Cette guerre totale contre l’Ukraine, que certains continuent à désigner par le mot « conflit » – un mot qui minimise le sens tragique de l’événement – pose une question que l’Europe repousse depuis trop longtemps : veut-elle seulement survivre dans les marges d’un monde dominé par la force, ou exercer une influence réelle, stratégique, fondée sur des valeurs et une capacité d’action ?
Armer l’Ukraine, ce n’est pas seulement soutenir un pays martyr. C’est choisir de faire exister une Europe qui ne soit pas le ventre mou de l’histoire, mais sa colonne vertébrale.

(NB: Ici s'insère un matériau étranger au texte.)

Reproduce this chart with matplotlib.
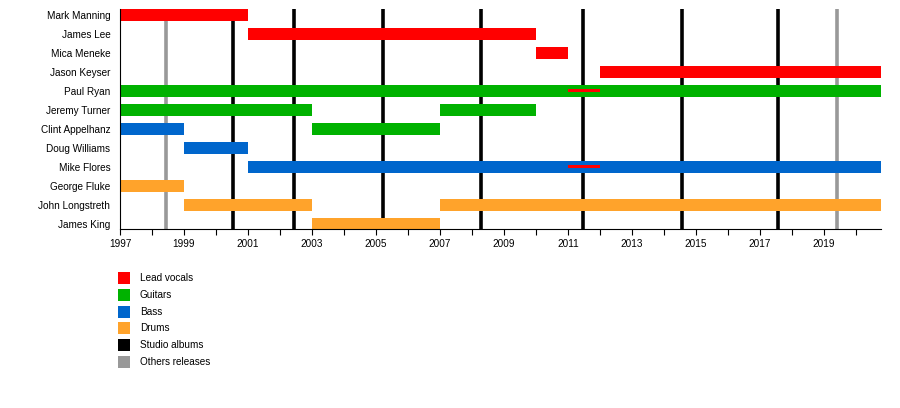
import matplotlib
matplotlib.use("Agg")
import matplotlib.pyplot as plt
from matplotlib.patches import Rectangle

plt.rcParams['font.family'] = ['Liberation Sans', 'DejaVu Sans']

members = ["Mark Manning", "James Lee", "Mica Meneke", "Jason Keyser", "Paul Ryan",
           "Jeremy Turner", "Clint Appelhanz", "Doug Williams", "Mike Flores",
           "George Fluke", "John Longstreth", "James King"]

END = 2020.78
# (member index, start, end, role)
periods = [
    (0, 1997, 2001, "vocals"),
    (1, 2001, 2010, "vocals"),
    (2, 2010, 2011, "vocals"),
    (3, 2012, END, "vocals"),
    (4, 1997, END, "guitars"),
    (5, 1997, 2003, "guitars"),
    (5, 2007, 2010, "guitars"),
    (6, 1997, 1999, "bass"),
    (6, 2003, 2007, "guitars"),
    (7, 1999, 2001, "bass"),
    (8, 2001, END, "bass"),
    (9, 1997, 1999, "drums"),
    (10, 1999, 2003, "drums"),
    (10, 2007, END, "drums"),
    (11, 2003, 2007, "drums"),
]
# thin secondary-role bars
secondary = [
    (4, 2011, 2012, "vocals"),
    (8, 2011, 2012, "vocals"),
]

studio_albums = [2000.53, 2002.44, 2005.22, 2008.28, 2011.47, 2014.56, 2017.56]
other_releases = [1998.44, 2019.41]

role_colors = {"vocals": "#ff0000", "guitars": "#00b200", "bass": "#0066cc",
               "drums": "#ffa32b"}
legend_labels = ["Lead vocals", "Guitars", "Bass", "Drums", "Studio albums", "Others releases"]
legend_colors = ["#ff0000", "#00b200", "#0066cc", "#ffa32b", "#000000", "#999999"]

fig = plt.figure(figsize=(9, 4.08), dpi=100)
ax = fig.add_axes([120/900, 1-229/408, (881-120)/900, (229-9)/408])

for x in other_releases:
    ax.axvline(x, color="#999999", lw=2.6, zorder=1)
for x in studio_albums:
    ax.axvline(x, color="#000000", lw=2.6, zorder=1)

for i, s, e, r in periods:
    ax.barh(i, e - s, left=s, height=0.63, color=role_colors[r], zorder=2, linewidth=0)
for i, s, e, r in secondary:
    ax.barh(i, e - s, left=s, height=0.16, color=role_colors[r], zorder=3, linewidth=0)

ax.set_xlim(1997, END)
ax.set_ylim(11.27, -0.315)
ax.set_yticks(range(len(members)))
ax.set_yticklabels(members, fontsize=7.2)
ax.tick_params(axis='y', length=0, pad=7)
ax.set_xticks(range(1997, 2021, 2))
ax.set_xticklabels([str(y) for y in range(1997, 2021, 2)], fontsize=7.2)
ax.set_xticks(range(1998, 2021, 2), minor=True)
ax.tick_params(axis='x', which='both', length=4, width=0.8, direction='out', pad=3)
for sp in ["top", "right"]:
    ax.spines[sp].set_visible(False)
ax.spines["left"].set_linewidth(0.8)
ax.spines["bottom"].set_linewidth(0.8)

# legend
lax = fig.add_axes([0, 0, 1, 1])
lax.set_xlim(0, 900)
lax.set_ylim(408, 0)
lax.axis("off")
for k, (lab, col) in enumerate(zip(legend_labels, legend_colors)):
    yc = 278 + k * 16.8
    lax.add_patch(Rectangle((118, yc - 6), 12, 12, color=col, lw=0))
    lax.text(140, yc, lab, fontsize=7.2, va="center", ha="left")

fig.savefig("out.png", dpi=100)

Le moment est venu d’abandonner l’illusion du contrôle sans engagement, de la paix sans effort, de la stabilité sans audace. Car la vraie ligne rouge n’est plus en Ukraine. Elle est ici, chez nous. Elle traverse nos parlements, nos rédactions, nos chancelleries.

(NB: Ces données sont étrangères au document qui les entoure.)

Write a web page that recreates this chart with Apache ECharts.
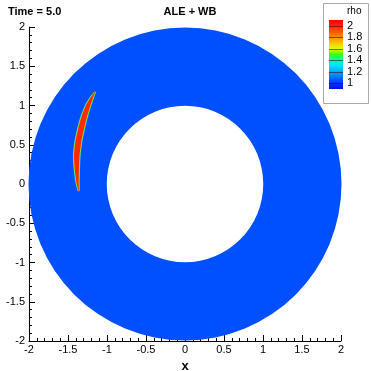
<!DOCTYPE html>
<html><head><meta charset="utf-8">
<script src="https://cdn.jsdelivr.net/npm/echarts@6/dist/echarts.min.js"></script>
<style>html,body{margin:0;padding:0;background:#fff}#c{width:371px;height:371px}</style>
</head><body><div id="c"></div>
<script>
// Domain: annulus [centerX, centerY, outerRadius, innerRadius]
const domain = [[0, 0, 2, 1]];
const domainColor = '#0050ff';
// Shock (density crescent) centreline and half-width
const shockX = [-1.154, -1.20, -1.240, -1.297, -1.342, -1.368, -1.387, -1.387, -1.378, -1.363];
const shockY = [1.172, 1.09, 1.006, 0.841, 0.662, 0.535, 0.369, 0.204, 0.025, -0.089];
const shockHW = [0.003, 0.018, 0.029, 0.036, 0.038, 0.038, 0.036, 0.028, 0.015, 0.003];
// Colour map of rho (value -> colour) and labelled contour levels
const cmapValues = [0.9, 1.0, 1.1, 1.2, 1.3, 1.4, 1.5, 1.6, 1.7, 1.8, 1.9, 2.0, 2.1];
const cmapColors = ['#0010e0', '#0034ff', '#0070ff', '#00a8ff', '#00e0ff', '#00ffb8', '#40ff10', '#d8ff00', '#ffc400', '#ff8c00', '#ff5400', '#ff2400', '#ff0000'];
const labelLevels = [1.0, 1.2, 1.4, 1.6, 1.8, 2.0];
const xTicks = [-2, 2, 0.5];
const yTicks = [-2, 2, 0.5];

const FONT = '"Liberation Sans", Arial, sans-serif';
const chart = echarts.init(document.getElementById('c'), null, {renderer: 'canvas'});

function shockPolygon(api, extra) {
  const left = [], right = [];
  for (let i = 0; i < shockX.length; i++) {
    const hw = shockHW[i] + extra * Math.min(1, shockHW[i] / 0.015 + 0.4);
    left.push(api.coord([shockX[i] - hw, shockY[i]]));
    right.push(api.coord([shockX[i] + hw, shockY[i]]));
  }
  return left.concat(right.reverse());
}

const vMin = cmapValues[0], vMax = cmapValues[cmapValues.length - 1];

const option = {
  animation: false,
  textStyle: {fontFamily: FONT},
  title: [
    {text: 'Time = 5.0', left: 3, top: 1, textStyle: {fontSize: 11, fontWeight: 'bold', fontFamily: FONT, color: '#000'}},
    {text: 'ALE + WB', left: 185, textAlign: 'center', top: 1, textStyle: {fontSize: 11, fontWeight: 'bold', fontFamily: FONT, color: '#000'}}
  ],
  grid: [
    {left: 29, top: 27, width: 312, height: 314, containLabel: false, outerBoundsMode: 'none'},
    {left: 329, top: 20, width: 14, height: 69, containLabel: false, outerBoundsMode: 'none'}
  ],
  xAxis: [
    {type: 'value', gridIndex: 0, min: xTicks[0], max: xTicks[1], interval: xTicks[2],
      name: 'x', nameLocation: 'middle', nameGap: 19,
      nameTextStyle: {fontSize: 13, fontWeight: 'bold', color: '#000', fontFamily: FONT},
      axisLine: {onZero: false, lineStyle: {color: '#000', width: 1}},
      axisTick: {inside: true, length: 6, lineStyle: {color: '#000'}},
      minorTick: {show: true, splitNumber: 5, length: 3, lineStyle: {color: '#000'}},
      axisLabel: {fontSize: 11, color: '#000', margin: 3, fontFamily: FONT},
      splitLine: {show: false}},
    {type: 'value', gridIndex: 1, min: 0, max: 1, show: false}
  ],
  yAxis: [
    {type: 'value', gridIndex: 0, min: yTicks[0], max: yTicks[1], interval: yTicks[2],
      name: 'y', nameLocation: 'middle', nameGap: 20, nameRotate: 90,
      nameTextStyle: {fontSize: 13, fontWeight: 'bold', color: '#000', fontFamily: FONT},
      axisLine: {onZero: false, lineStyle: {color: '#000', width: 1}},
      axisTick: {inside: true, length: 6, lineStyle: {color: '#000'}},
      minorTick: {show: true, splitNumber: 5, length: 3, lineStyle: {color: '#000'}},
      axisLabel: {fontSize: 11, color: '#000', margin: 4, fontFamily: FONT},
      splitLine: {show: false}},
    {type: 'value', gridIndex: 1, min: vMin, max: vMax, interval: 0.1, position: 'right',
      axisLine: {show: false, onZero: false}, axisTick: {show: false},
      axisLabel: {fontSize: 11, color: '#000', margin: 4, fontFamily: FONT,
        formatter: function (v) {
          const k = Math.round(v * 10);
          for (const l of labelLevels) if (Math.round(l * 10) === k) return String(l);
          return '';
        }},
      splitLine: {show: false}}
  ],
  graphic: [
    {type: 'rect', shape: {x: 323.5, y: 3.5, width: 45, height: 100}, style: {fill: '#fff', stroke: '#aaa', lineWidth: 1}, z: -1},
    {type: 'text', x: 347, y: 6, style: {text: 'rho', fontSize: 10, fontFamily: FONT, fill: '#000'}}
  ],
  series: [
    {type: 'custom', xAxisIndex: 0, yAxisIndex: 0, data: domain, clip: false,
      renderItem: function (params, api) {
        const c = api.coord([api.value(0), api.value(1)]);
        const r = api.size([api.value(2), api.value(2)]);
        const r0 = api.size([api.value(3), api.value(3)]);
        return {type: 'ring', shape: {cx: c[0], cy: c[1], r: (r[0] + r[1]) / 2, r0: (r0[0] + r0[1]) / 2},
          style: {fill: domainColor}};
      }},
    {type: 'custom', xAxisIndex: 0, yAxisIndex: 0, data: [[0]], z: 3,
      renderItem: function (params, api) {
        return {type: 'group', children: [
          {type: 'polygon', shape: {points: shockPolygon(api, 0.014), smooth: 0.2}, style: {fill: '#10d8e0'}},
          {type: 'polygon', shape: {points: shockPolygon(api, 0.007), smooth: 0.2}, style: {fill: '#b0e800'}},
          {type: 'polygon', shape: {points: shockPolygon(api, 0), smooth: 0.2}, style: {fill: '#ff2a00'}}
        ]};
      }},
    // colour bar: gradient rect with stops from the colour map
    {type: 'custom', xAxisIndex: 1, yAxisIndex: 1, data: [[0]], z: 5,
      renderItem: function (params, api) {
        const pTop = api.coord([0, vMax]);
        const pBot = api.coord([1, vMin]);
        const stops = cmapValues.map((v, i) => ({offset: (vMax - v) / (vMax - vMin), color: cmapColors[i]})).reverse();
        const children = [
          {type: 'rect', shape: {x: pTop[0], y: pTop[1], width: pBot[0] - pTop[0], height: pBot[1] - pTop[1]},
            style: {fill: new echarts.graphic.LinearGradient(0, 0, 0, 1, stops)}}
        ];
        labelLevels.forEach(function (l) {
          const y = Math.round(api.coord([0, l])[1]) + 0.5;
          children.push({type: 'line', shape: {x1: pTop[0], y1: y, x2: pBot[0], y2: y},
            style: {stroke: 'rgba(60,0,0,0.55)', lineWidth: 1}});
        });
        return {type: 'group', children: children};
      }}
  ]
};
chart.setOption(option);
</script></body></html>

Si l’on devait résumer l’enjeu d’une phrase, ce serait celle-ci : mieux vaut combattre la Russie aujourd’hui aux côtés des Ukrainiens, que devoir l’affronter demain avec les mêmes Ukrainiens enrôlés de force dans l’armée russe comme chair à canon.
Cela ne nécessite ni slogans, ni déclarations d’intention. Cela nécessite des avions. Des missiles. Et une décision claire, rompant avec l’illusion qu’une guerre peut se jouer à nos portes sans que nous y prenions part sinon à la marge. Cela, en d’autres temps, s’est appelé la non-intervention. C’était en Espagne. On sait comment cela s’est terminé.

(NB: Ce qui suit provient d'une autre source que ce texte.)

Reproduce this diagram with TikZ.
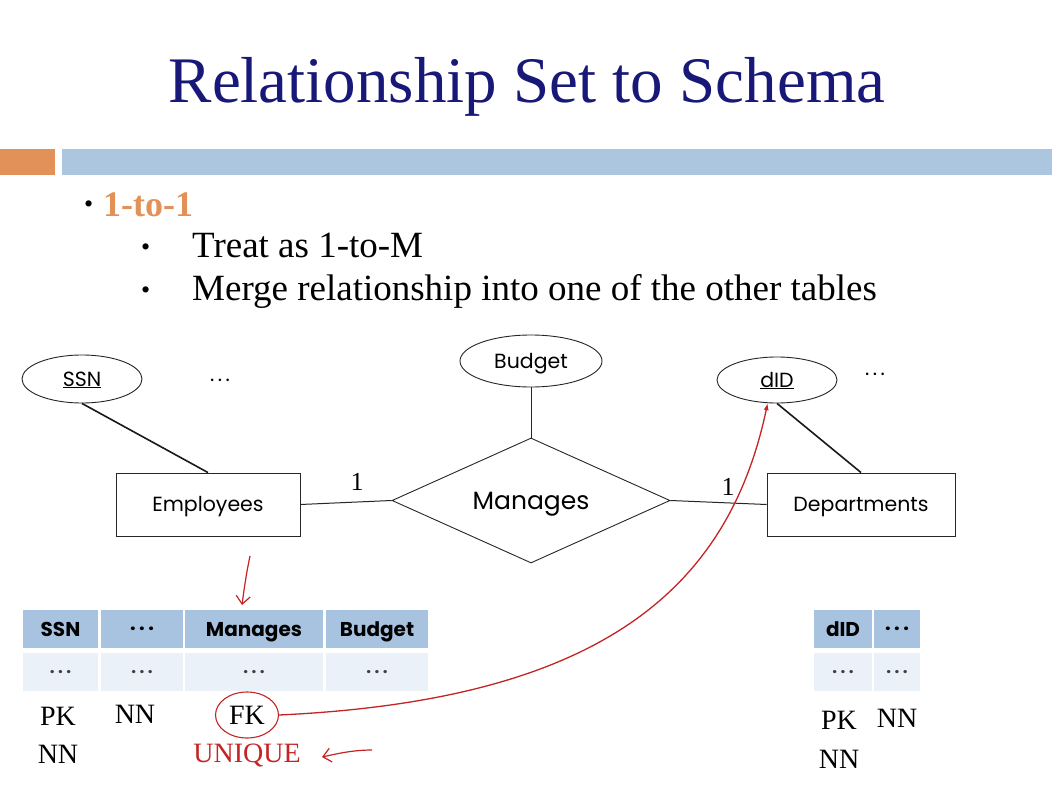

Ce temps-là, ce temps des barbares ne peut faire retour. À nous de choisir si nous voulons encore l’ignorer.
Agir maintenant. Sauver l’Ukraine, c’est sauver l’Europe.

Entièrement en adéquation avec votre article. L’Europe doit porter ses couilles. Qui ne veut pas de guerre !
Tout le monde, mais il y y’a un moment il faut avoir le courage d’agir. La PAIX à un prix et malheureusement passe par un soutien militaire à l’Ukraine. Les belles promesses et la couardise, n’engendrons que l’avancée de la Russie de Poutine.
L’extrême droite contamine l’Europe, preuve inéluctable que la Russie intervient déjà en Europe, et la France est au premier plan. Mais non seulement l’extrême droite Lepenistr, mais l’extrême gauche de Mélanchon. Donc oui la guerre de Poutine est déjà en Europe. Macron, dont je ne suis pas un fervent défenseur. L’avait déjà exprimé, malheureusement il a été accusé de va t’en guerre. Il y’a un moment où il faut malheureusement ouvrir les yeux.
Réglons d’abord la question palestinienne, en suspens depuis 70 ans, et ensuite on pourra s’occuper de la question ukrainienne.